### Dataset excerpts
::::::::::

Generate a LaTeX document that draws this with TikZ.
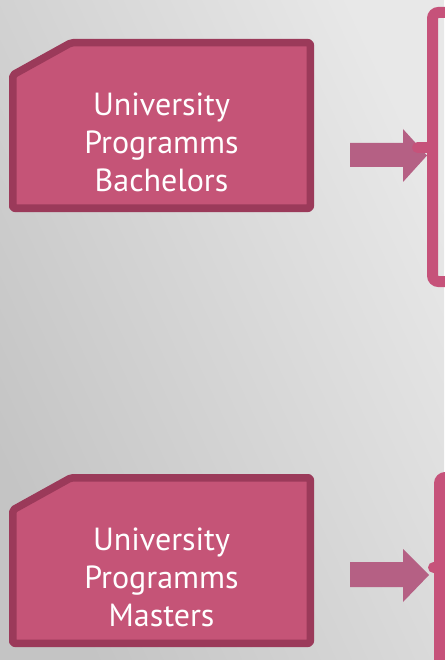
\documentclass[tikz,border=0pt]{standalone}
\usepackage{fontspec}
\setmainfont{PT Sans}
\definecolor{bgdark}{HTML}{C4C4C4}
\definecolor{bglight}{HTML}{E8E8E8}
\definecolor{boxfill}{HTML}{C55477}
\definecolor{boxedge}{HTML}{9B3A5A}
\definecolor{arrowcol}{HTML}{B56084}
\definecolor{brackcol}{HTML}{C6527A}
\tikzset{
  progbox/.style={draw=boxedge, fill=boxfill, line width=7.5pt, rounded corners=2pt, line join=round},
  progtext/.style={text=white, align=center, font=\fontsize{32}{38}\selectfont, inner sep=0pt},
  bracket/.style={draw=brackcol, line width=11pt, rounded corners=6pt},
  bigarrow/.style={fill=arrowcol, draw=none},
  stub/.style={draw=brackcol, line width=11pt, line cap=round}
}
\begin{document}
\begin{tikzpicture}[x=1pt,y=-1pt]
\useasboundingbox (0,0) rectangle (444,660);
\shade[left color=bgdark, right color=bglight, shading angle=115] (0,0) rectangle (444,660);
% brackets
\draw[bracket] (432.5,12.5) rectangle (480,281.5);
\draw[bracket] (439.5,477.5) rectangle (480,700);
% top box
\draw[progbox] (12.75,75) -- (71,42.75) -- (310.25,42.75) -- (310.25,208.25) -- (12.75,208.25) -- cycle;
\node[progtext] (bach) at (161.5,142) {University\\Programms\\Bachelors};
% bottom box
\draw[progbox] (12.75,510) -- (71,477.75) -- (310.25,477.75) -- (310.25,643.25) -- (12.75,643.25) -- cycle;
\node[progtext] (mast) at (161.5,577) {University\\Programms\\Masters};
% arrows
\coordinate (t1) at (427,155.5);
\coordinate (t2) at (429,575);
\fill[bigarrow] (350,143) -- (403,143) -- (403,129) -- (t1) -- (403,182) -- (403,167) -- (350,167) -- cycle;
\fill[bigarrow] (350,562) -- (403,562) -- (403,549) -- (t2) -- (403,602) -- (403,587) -- (350,587) -- cycle;
% stubs
\coordinate (s1a) at (417.5,147.5);
\coordinate (s1b) at (432,147.5);
\draw[stub] (s1a) -- (s1b);
\fill[brackcol] (433.5,567.5) circle (5.5);
\end{tikzpicture}
\end{document}
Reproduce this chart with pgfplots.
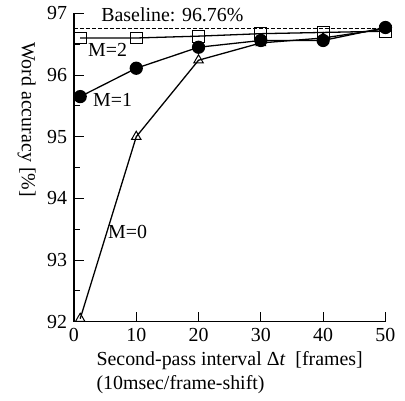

::::::::::

### Exercise details
Copy the listing over exactly, skipping the pictures it holds.

### Finished exercise
Generate a LaTeX document that draws this with TikZ.
\documentclass[tikz,border=0pt]{standalone}
\usepackage{fontspec}
\setmainfont{PT Sans}
\definecolor{bgdark}{HTML}{C4C4C4}
\definecolor{bglight}{HTML}{E8E8E8}
\definecolor{boxfill}{HTML}{C55477}
\definecolor{boxedge}{HTML}{9B3A5A}
\definecolor{arrowcol}{HTML}{B56084}
\definecolor{brackcol}{HTML}{C6527A}
\tikzset{
  progbox/.style={draw=boxedge, fill=boxfill, line width=7.5pt, rounded corners=2pt, line join=round},
  progtext/.style={text=white, align=center, font=\fontsize{32}{38}\selectfont, inner sep=0pt},
  bracket/.style={draw=brackcol, line width=11pt, rounded corners=6pt},
  bigarrow/.style={fill=arrowcol, draw=none},
  stub/.style={draw=brackcol, line width=11pt, line cap=round}
}
\begin{document}
\begin{tikzpicture}[x=1pt,y=-1pt]
\useasboundingbox (0,0) rectangle (444,660);
\shade[left color=bgdark, right color=bglight, shading angle=115] (0,0) rectangle (444,660);
% brackets
\draw[bracket] (432.5,12.5) rectangle (480,281.5);
\draw[bracket] (439.5,477.5) rectangle (480,700);
% top box
\draw[progbox] (12.75,75) -- (71,42.75) -- (310.25,42.75) -- (310.25,208.25) -- (12.75,208.25) -- cycle;
\node[progtext] (bach) at (161.5,142) {University\\Programms\\Bachelors};
% bottom box
\draw[progbox] (12.75,510) -- (71,477.75) -- (310.25,477.75) -- (310.25,643.25) -- (12.75,643.25) -- cycle;
\node[progtext] (mast) at (161.5,577) {University\\Programms\\Masters};
% arrows
\coordinate (t1) at (427,155.5);
\coordinate (t2) at (429,575);
\fill[bigarrow] (350,143) -- (403,143) -- (403,129) -- (t1) -- (403,182) -- (403,167) -- (350,167) -- cycle;
\fill[bigarrow] (350,562) -- (403,562) -- (403,549) -- (t2) -- (403,602) -- (403,587) -- (350,587) -- cycle;
% stubs
\coordinate (s1a) at (417.5,147.5);
\coordinate (s1b) at (432,147.5);
\draw[stub] (s1a) -- (s1b);
\fill[brackcol] (433.5,567.5) circle (5.5);
\end{tikzpicture}
\end{document}
Reproduce this chart with pgfplots.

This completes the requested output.